Life & Style | Beauty & Fashion
Functional fashion
The emphasis during the New York Fashion Week was on wearable, sellable looks on the ramp
The brands BCBG Max Azria and Richard Chai Love kept colours basic and used hardly any embellishment, turning out straightforward, wearable clothes. Surely, there are flamboyant moments to come, but fashion is, after all, the marriage of art and commerce. Of course, there's the celebrity element too, and Tadashi Shoji took care of red-carpet looks with his Shanghai-visits-Hollywood gowns.

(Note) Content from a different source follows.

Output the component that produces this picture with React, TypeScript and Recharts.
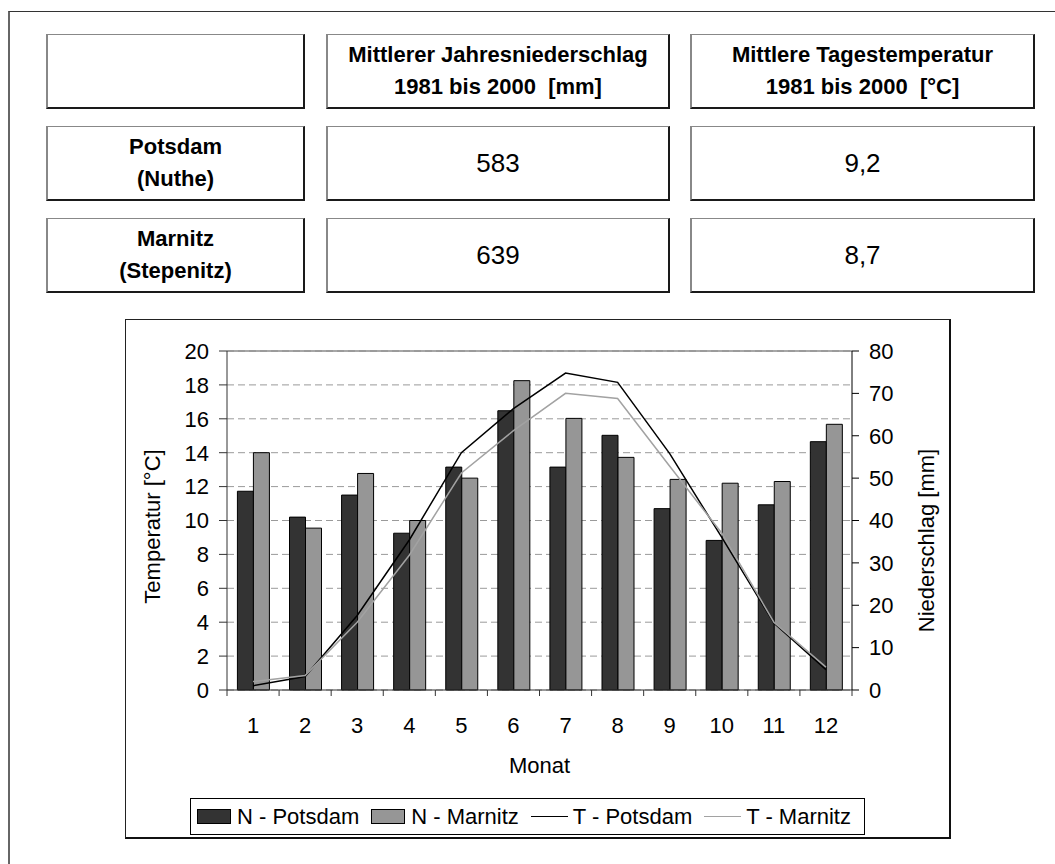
import React from 'react';
import {
  ComposedChart,
  Bar,
  Line,
  XAxis,
  YAxis,
  CartesianGrid,
  Legend,
  ReferenceLine
} from 'recharts';

// Monthly climate values (Potsdam / Marnitz)
const MONTHS = ['1', '2', '3', '4', '5', '6', '7', '8', '9', '10', '11', '12'];
const N_POTSDAM = [46.9, 40.8, 46.0, 37.0, 52.6, 65.9, 52.6, 60.1, 42.8, 35.3, 43.7, 58.6];
const N_MARNITZ = [56.0, 38.2, 51.1, 40.0, 50.0, 73.0, 64.1, 54.9, 49.7, 48.8, 49.2, 62.7];
const T_POTSDAM = [0.25, 0.8, 4.4, 8.85, 14.0, 16.6, 18.7, 18.15, 13.95, 9.0, 3.95, 1.2];
const T_MARNITZ = [0.5, 0.85, 4.0, 7.95, 12.8, 15.3, 17.5, 17.2, 13.2, 9.25, 4.0, 1.35];

const TEMP_TICKS = [0, 2, 4, 6, 8, 10, 12, 14, 16, 18, 20];
const RAIN_TICKS = [0, 10, 20, 30, 40, 50, 60, 70, 80];

// Summary table above the chart
const TABLE_HEAD = ['', 'Mittlerer Jahresniederschlag\n1981 bis 2000  [mm]', 'Mittlere Tagestemperatur\n1981 bis 2000  [°C]'];
const STATIONS = ['Potsdam\n(Nuthe)', 'Marnitz\n(Stepenitz)'];
const ANNUAL_RAIN = ['583', '639'];
const ANNUAL_TEMP = ['9,2', '8,7'];

const FONT = '"Liberation Sans", Arial, Helvetica, sans-serif';
const DARK = '#333333';
const GREY = '#969696';
const T_MARNITZ_COLOR = '#a2a2a2';

const LEGEND_ITEMS = [
  { label: 'N - Potsdam', kind: 'bar', color: DARK },
  { label: 'N - Marnitz', kind: 'bar', color: GREY },
  { label: 'T - Potsdam', kind: 'line', color: '#000000' },
  { label: 'T - Marnitz', kind: 'line', color: T_MARNITZ_COLOR }
];

const data = MONTHS.map((month, i) => ({
  month,
  nPotsdam: N_POTSDAM[i],
  nMarnitz: N_MARNITZ[i],
  tPotsdam: T_POTSDAM[i],
  tMarnitz: T_MARNITZ[i]
}));

const COL_X = [46, 326, 690];
const COL_W = [259, 344, 345];
const ROW_Y = [34, 126, 218];
const ROW_H = 75;

const Cell: React.FC<{ x: number; y: number; w: number; text: string; bold?: boolean; size?: number }> = ({ x, y, w, text, bold, size = 22 }) => (
  <div
    style={{
      position: 'absolute',
      left: x,
      top: y,
      width: w,
      height: ROW_H,
      boxSizing: 'border-box',
      borderTop: '1px solid #888',
      borderLeft: '2px solid #888',
      borderRight: '2px solid #1a1a1a',
      borderBottom: '2px solid #1a1a1a',
      display: 'flex',
      alignItems: 'center',
      justifyContent: 'center',
      textAlign: 'center',
      whiteSpace: 'pre',
      fontFamily: FONT,
      fontSize: size,
      fontWeight: bold ? 700 : 400,
      lineHeight: '32px',
      color: '#000'
    }}
  >
    {text}
  </div>
);

const MonthTick = (props: any) => {
  const { x, y, payload, index, width } = props;
  const half = payload && payload.offset ? payload.offset : (width || 625) / MONTHS.length / 2;
  return (
    <g>
      <line x1={x - half} x2={x - half} y1={y} y2={y + 6} stroke={DARK} />
      {index === MONTHS.length - 1 && <line x1={x + half} x2={x + half} y1={y} y2={y + 6} stroke={DARK} />}
      <text x={x} y={y + 35} textAnchor="middle" dominantBaseline="central" fontSize={22} fontFamily={FONT} fill="#000">
        {payload.value}
      </text>
    </g>
  );
};

const axisTitle = (text: string, dx: number, dy: number, rotate: boolean) => (p: any) => {
  const vb = p.viewBox || {};
  const cx = rotate ? (vb.x || 0) + dx : (vb.x || 0) + (vb.width || 0) / 2;
  const cy = rotate ? (vb.y || 0) + (vb.height || 0) / 2 + dy : (vb.y || 0) + dy;
  return (
    <text
      x={cx}
      y={cy}
      transform={rotate ? `rotate(-90 ${cx} ${cy})` : undefined}
      textAnchor="middle"
      dominantBaseline="central"
      fontSize={22}
      fontFamily={FONT}
      fill="#000"
    >
      {text}
    </text>
  );
};

const LegendBox = () => (
  <div
    style={{
      height: 37,
      boxSizing: 'border-box',
      border: '1px solid #000',
      background: '#fff',
      display: 'flex',
      alignItems: 'center',
      paddingLeft: 6,
      fontFamily: FONT,
      fontSize: 22,
      color: '#000',
      whiteSpace: 'nowrap'
    }}
  >
    {LEGEND_ITEMS.map(item => (
      <div key={item.label} style={{ display: 'flex', alignItems: 'center', marginRight: 12 }}>
        {item.kind === 'bar' ? (
          <span style={{ display: 'inline-block', width: 34, height: 15, boxSizing: 'border-box', background: item.color, border: '1px solid #000', marginRight: 6 }} />
        ) : (
          <span style={{ display: 'inline-block', width: 37, height: 0, borderTop: `1.5px solid ${item.color}`, marginRight: 5 }} />
        )}
        <span>{item.label}</span>
      </div>
    ))}
  </div>
);

const App: React.FC = () => {
  return (
    <div style={{ position: 'fixed', inset: 0, overflow: 'hidden', background: '#fff' }}>
      {/* outer frame, only top and left edges are inside the page */}
      <div style={{ position: 'absolute', left: 8, top: 11, width: 2000, height: 2000, borderTop: '1px solid #333', borderLeft: '2px solid #666' }} />

      {TABLE_HEAD.map((t, c) => (
        <Cell key={`h-${c}`} x={COL_X[c]} y={ROW_Y[0]} w={COL_W[c]} text={t} bold />
      ))}
      {STATIONS.map((s, r) => (
        <React.Fragment key={s}>
          <Cell x={COL_X[0]} y={ROW_Y[r + 1]} w={COL_W[0]} text={s} bold />
          <Cell x={COL_X[1]} y={ROW_Y[r + 1]} w={COL_W[1]} text={ANNUAL_RAIN[r]} size={26} />
          <Cell x={COL_X[2]} y={ROW_Y[r + 1]} w={COL_W[2]} text={ANNUAL_TEMP[r]} size={26} />
        </React.Fragment>
      ))}

      <div style={{ position: 'absolute', left: 125, top: 319, width: 826, height: 520 }}>
        <ComposedChart
          width={826}
          height={520}
          data={data}
          margin={{ top: 32, right: 19, bottom: 69, left: 22 }}
          barCategoryGap="20%"
          barGap={0}
        >
          <CartesianGrid yAxisId="t" vertical={false} stroke="#9a9a9a" strokeDasharray="7 4" />
          <XAxis
            dataKey="month"
            height={80}
            interval={0}
            axisLine={{ stroke: DARK }}
            tickLine={false}
            tickSize={0}
            tickMargin={0}
            tick={<MonthTick />}
            label={axisTitle('Monat', 0, 75, false)}
          />
          <YAxis
            yAxisId="t"
            orientation="left"
            width={80}
            domain={[0, 20]}
            ticks={TEMP_TICKS}
            interval={0}
            axisLine={{ stroke: DARK }}
            tickLine={{ stroke: DARK }}
            tickSize={8}
            tickMargin={10}
            tick={{ fontSize: 22, fill: '#000', fontFamily: FONT }}
            label={axisTitle('Temperatur [°C]', 5, 6, true)}
          />
          <YAxis
            yAxisId="n"
            orientation="right"
            width={80}
            domain={[0, 80]}
            ticks={RAIN_TICKS}
            interval={0}
            axisLine={{ stroke: '#000' }}
            tickLine={{ stroke: '#000' }}
            tickSize={7}
            tickMargin={10}
            tick={{ fontSize: 22, fill: '#000', fontFamily: FONT }}
            label={axisTitle('Niederschlag [mm]', 74, 20, true)}
          />
          <ReferenceLine yAxisId="t" y={20} stroke="#8a8a8a" strokeWidth={1.5} />
          <Bar yAxisId="n" dataKey="nPotsdam" name="N - Potsdam" fill={DARK} stroke="#000" strokeWidth={1} isAnimationActive={false} />
          <Bar yAxisId="n" dataKey="nMarnitz" name="N - Marnitz" fill={GREY} stroke="#000" strokeWidth={1} isAnimationActive={false} />
          <Line yAxisId="t" type="linear" dataKey="tPotsdam" name="T - Potsdam" stroke="#000" strokeWidth={1.5} dot={false} activeDot={false} isAnimationActive={false} />
          <Line yAxisId="t" type="linear" dataKey="tMarnitz" name="T - Marnitz" stroke={T_MARNITZ_COLOR} strokeWidth={1.5} dot={false} activeDot={false} isAnimationActive={false} />
          <Legend
            layout="horizontal"
            verticalAlign="middle"
            align="center"
            content={<LegendBox />}
            wrapperStyle={{ left: 65, top: 479, width: 675, height: 37 }}
          />
        </ComposedChart>
        <div
          style={{
            position: 'absolute',
            left: 0,
            top: 0,
            width: 826,
            height: 520,
            boxSizing: 'border-box',
            borderTop: '1px solid #222',
            borderLeft: '1px solid #222',
            borderRight: '2px solid #111',
            borderBottom: '2px solid #111',
            pointerEvents: 'none'
          }}
        />
      </div>
    </div>
  );
};

export default App;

Dozens of shows are planned at the Mercedes-Benz Fashion Week tents that serve as the hub, with another 12, including Skaist-Taylor and Tory Burch, presenting their shows elsewhere on the Lincoln Centre campus.
Burch's show, for example, while an invitation-only event, is held in an all-windowed spot, so Stephanie Winston Wolkoff, director of fashion at Lincoln Centre, expects passers-by to get a peek. But big names such as Marc Jacobs, Ralph Lauren and Calvin Klein, who all show later, will draw the crowd to off-site places and likely enforce the strict guest list.
Here's a look at some of the shows from the first day.
BCBG MAX AZRIA
The collection designed by Max Azria and his wife Luboy continued the colourblocking trend that's already making its way to red carpets and magazine covers for the spring season, but there was also a muting of colours. Neon pink became a muted coral here and purple a mellow merlot. Embellishment was sparse. The emphasis was on geometric shapes, intricate pleats and unexpected mixes of fabrics, including several pieces with patchwork-style pieces of recycled-but-real fur. The Azrias said they were using the palette and textures "to add character".
It seems a continuation of the effort the designers have made in the past few seasons to elevate the brand to a more sophisticated, restrained — and more expensive? — level.
RICHARD CHAI
Richard Chai turned menswear into powerful looks for women, with top coats, tweed jackets and pinstripe pants for female customers of his Love brand, and he retooled trousers in his men's clothes to be slimmer and shorter than most guys are used to. Some of the best pieces were stadium and duffel coats, appealing to all customers. The women looked put-together in their mostly grey-and-black blazers and button-down shirts. There were flashes of femininity as Chai also offered some sheer layers and pieces in pretty red floral print.
TADASHI SHOJI
Tadashi Shoji sent a parade of gowns down the catwalk. Nothing overly complicated or particularly edgy, but glamorous with a hint of sexy.
A flame-red washed velvet gown had a dramatic cowl back filled with black beading, and a ballgown with a gold-and-black-beaded lace bodice had the full Cinderella treatment for its skirt. The green blouson-top gown with mermaid hemline that opened the show was tailor-made for a bombshell.
For more of a delicate look, there was a green lace tiered dress with a handkerchief hem, while the trick of putting sheer black lace over gold fitted linings had a more sultry effect.